Mis en perspective avec le coût pour la société des violences, l’argument financier que vous nous opposez pour la création d’un observatoire a de quoi nous laisser perplexes quand on sait que les violences faites aux femmes coûtent annuellement 2, 5 milliards d’euros à la société, si l’on comptabilise l’ensemble des postes de dépenses, des frais de santé jusqu’aux pertes de productions, en passant par la police et la justice.

Si seul l’argument financier peut faire mouche, il serait temps alors de s’interroger sur le rapport existant entre le coût des violences, qui s’élève à 2, 5 milliards d’euros, et les sommes consacrées à la prévention : un million d’euros seulement inscrit au budget annuel !

L’étude européenne Daphné-Psytel répartit en effet ce coût des violences pour l’ensemble de la société entre les soins de santé pour 20 %, les dépenses de police et de justice pour 9 %, celles d’aide sociale pour 5 %, le coût humain pour 22 % et, enfin, les pertes de production pour 44 %, ce qui est considérable en ces temps où les dirigeants d’entreprises n’ont de cesse de demander des efforts à l’ensemble des salariés !

Vous le voyez, mes chers collègues, le coût des violences nous concerne tous, et l’immobilisme en ce domaine est préjudiciable à l’ensemble de notre société.

Il est aisé d’imaginer que ces coûts seraient considérablement réduits si une structure spécifique regroupant toutes les politiques en la matière, et dotée d’une capacité d’expertise sur la prévention et la répression des violences conjugales, voyait le jour.

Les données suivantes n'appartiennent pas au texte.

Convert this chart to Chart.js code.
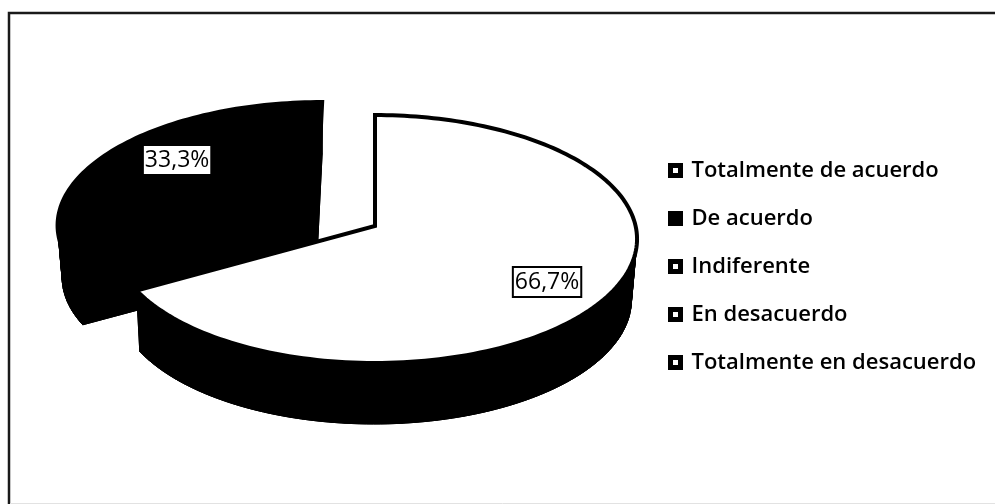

C’est pourquoi la création d’un observatoire national est unanimement attendue comme un outil indispensable et primordial dans la lutte contre les violences faites aux femmes. Nous ne pouvons pas passer à côté de cet élément fondamental pour la visibilité des violences faites aux femmes dans notre pays, alors même qu’il s’agit d’un élément central de cette proposition de loi.

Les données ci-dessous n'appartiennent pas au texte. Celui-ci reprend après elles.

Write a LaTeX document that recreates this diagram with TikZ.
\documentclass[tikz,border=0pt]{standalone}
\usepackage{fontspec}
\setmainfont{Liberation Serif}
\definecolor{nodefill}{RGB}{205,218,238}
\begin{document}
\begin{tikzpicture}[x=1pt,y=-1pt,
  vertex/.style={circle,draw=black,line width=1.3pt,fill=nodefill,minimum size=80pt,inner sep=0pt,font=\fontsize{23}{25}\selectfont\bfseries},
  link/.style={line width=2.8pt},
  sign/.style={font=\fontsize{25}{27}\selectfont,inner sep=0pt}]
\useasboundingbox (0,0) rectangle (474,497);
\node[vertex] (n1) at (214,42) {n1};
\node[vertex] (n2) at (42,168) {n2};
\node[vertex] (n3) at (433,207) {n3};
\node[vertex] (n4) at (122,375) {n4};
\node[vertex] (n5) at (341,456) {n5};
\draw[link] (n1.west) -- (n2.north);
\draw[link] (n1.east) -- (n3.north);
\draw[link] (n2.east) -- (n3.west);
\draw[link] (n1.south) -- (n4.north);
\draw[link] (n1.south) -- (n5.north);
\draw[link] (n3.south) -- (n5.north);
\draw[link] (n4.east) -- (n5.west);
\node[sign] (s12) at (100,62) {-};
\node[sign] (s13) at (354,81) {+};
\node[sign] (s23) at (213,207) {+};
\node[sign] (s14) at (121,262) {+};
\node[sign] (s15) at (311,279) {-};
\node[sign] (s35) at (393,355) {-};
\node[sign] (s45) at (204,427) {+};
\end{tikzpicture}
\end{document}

Au regard des coûts engendrés chaque année par les violences conjugales, la création d’un observatoire ne représenterait qu’une faible charge. Le coût serait réduit car cet observatoire pourrait travailler en lien avec ceux qui existent déjà, comme l’Observatoire national de la délinquance, ou l’Observatoire national de l’enfance en danger. La synergie des travaux et des moyens de ces observatoires, chacun doté de ses propres spécificités, offrirait une meilleure efficacité dans la lutte contre les violences de toutes sortes.

De plus, beaucoup d’actions sont menées sur l’ensemble de notre territoire par les associations, ou encore par le service des droits des femmes et de l’égalité, dont je regrette d’ailleurs, en tant que sénatrice, la disparition programmée.

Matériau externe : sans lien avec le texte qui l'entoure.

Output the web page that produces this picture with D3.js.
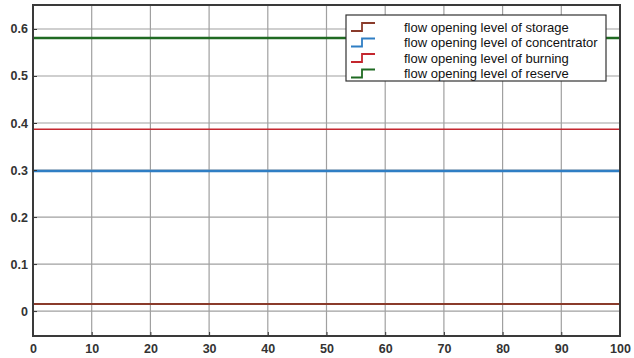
<!DOCTYPE html>
<html>
<head>
<meta charset="utf-8">
<script src="https://cdn.jsdelivr.net/npm/d3@7"></script>
<style>
  body { margin: 0; background: #fff; }
  svg { font-family: "Liberation Sans", Arial, sans-serif; }
</style>
</head>
<body>
<svg id="chart" width="634" height="358"></svg>
<script>
// data
var seriesNames = ['flow opening level of storage', 'flow opening level of concentrator',
                   'flow opening level of burning', 'flow opening level of reserve'];
var seriesLevels = [0.015, 0.298, 0.387, 0.581];
var seriesColors = ['#8a3b2b', '#2f7ec4', '#c4262e', '#1f6a22'];
var seriesWidths = [2, 2.5, 1.5, 2.5];
var xTicks = [0, 10, 20, 30, 40, 50, 60, 70, 80, 90, 100];
var yTicks = [0, 0.1, 0.2, 0.3, 0.4, 0.5, 0.6];
var xExtent = [0, 100];
var yExtent = [-0.053, 0.651];

var svg = d3.select('#chart');
var margin = {left: 33, right: 14, top: 5, bottom: 22};
var W = 634, H = 358;

var x = d3.scaleLinear().domain(xExtent).range([margin.left, W - margin.right]);
var y = d3.scaleLinear().domain(yExtent).range([H - margin.bottom, margin.top]);

// grid
var grid = svg.append('g');
grid.selectAll('line.gx').data(xTicks).enter().append('line')
  .attr('x1', function(d) { return x(d); }).attr('x2', function(d) { return x(d); })
  .attr('y1', y(yExtent[0])).attr('y2', y(yExtent[1]))
  .style('stroke', '#a0a0a0').style('stroke-width', 1.2);
grid.selectAll('line.gy').data(yTicks).enter().append('line')
  .attr('y1', function(d) { return y(d); }).attr('y2', function(d) { return y(d); })
  .attr('x1', x(xExtent[0])).attr('x2', x(xExtent[1]))
  .style('stroke', '#a0a0a0').style('stroke-width', 1.2);

// series (constant levels across the x range)
svg.append('g').selectAll('line').data(seriesLevels).enter().append('line')
  .attr('x1', x(xExtent[0])).attr('x2', x(xExtent[1]))
  .attr('y1', function(d) { return y(d); }).attr('y2', function(d) { return y(d); })
  .style('stroke', function(d, i) { return seriesColors[i]; })
  .style('stroke-width', function(d, i) { return seriesWidths[i]; });

// axes with inward ticks
var xAxis = svg.append('g').attr('transform', 'translate(0,' + y(yExtent[0]) + ')')
  .call(d3.axisBottom(x).tickValues(xTicks).tickSizeInner(-4).tickSizeOuter(0).tickPadding(8));
var yAxis = svg.append('g').attr('transform', 'translate(' + x(xExtent[0]) + ',0)')
  .call(d3.axisLeft(y).tickValues(yTicks).tickSizeInner(-4).tickSizeOuter(0).tickPadding(5)
    .tickFormat(function(d) { return d === 0 ? '0' : d3.format('.1f')(d); }));
[xAxis, yAxis].forEach(function(a) {
  a.select('.domain').remove();
  a.selectAll('.tick line').style('stroke', '#333');
  a.selectAll('text').style('font-size', '12.5px').style('font-weight', 'bold').style('fill', '#333');
});

// frame
svg.append('rect')
  .attr('x', x(xExtent[0])).attr('y', y(yExtent[1]))
  .attr('width', x(xExtent[1]) - x(xExtent[0])).attr('height', y(yExtent[0]) - y(yExtent[1]))
  .style('fill', 'none').style('stroke', '#3a3a3a').style('stroke-width', 2);

// legend
var legend = svg.append('g').attr('transform', 'translate(346,15)');
legend.append('rect').attr('width', 260).attr('height', 66)
  .style('fill', '#fff').style('stroke', '#333').style('stroke-width', 1.2);
var rows = legend.selectAll('g.row').data(seriesNames).enter().append('g')
  .attr('transform', function(d, i) { return 'translate(0,' + (12 + i * 15.5) + ')'; });
rows.append('path')
  .attr('d', 'M5 4 H16 V-4 H29')
  .style('fill', 'none')
  .style('stroke', function(d, i) { return seriesColors[i]; })
  .style('stroke-width', 1.8);
rows.append('text').attr('x', 58).attr('y', 4.5)
  .style('font-size', '13px').style('fill', '#111')
  .text(function(d) { return d; });
</script>
</body>
</html>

Aujourd’hui, avec les moyens modernes de communication, un observatoire national serait un facteur de mutualisation des bonnes pratiques. Ainsi, une action positive menée dans le nord de la France pourrait être aussitôt relayée dans le sud de l’hexagone, le tout pour un coût modeste, les frais étant mutualisés.

Déclarer la lutte contre les violences faites aux femmes grande cause nationale en 2010 est une chose aisée, mais cela ne reste qu’un effet d’annonce et si l’on ne se donne pas les moyens de mettre un terme à ces violences.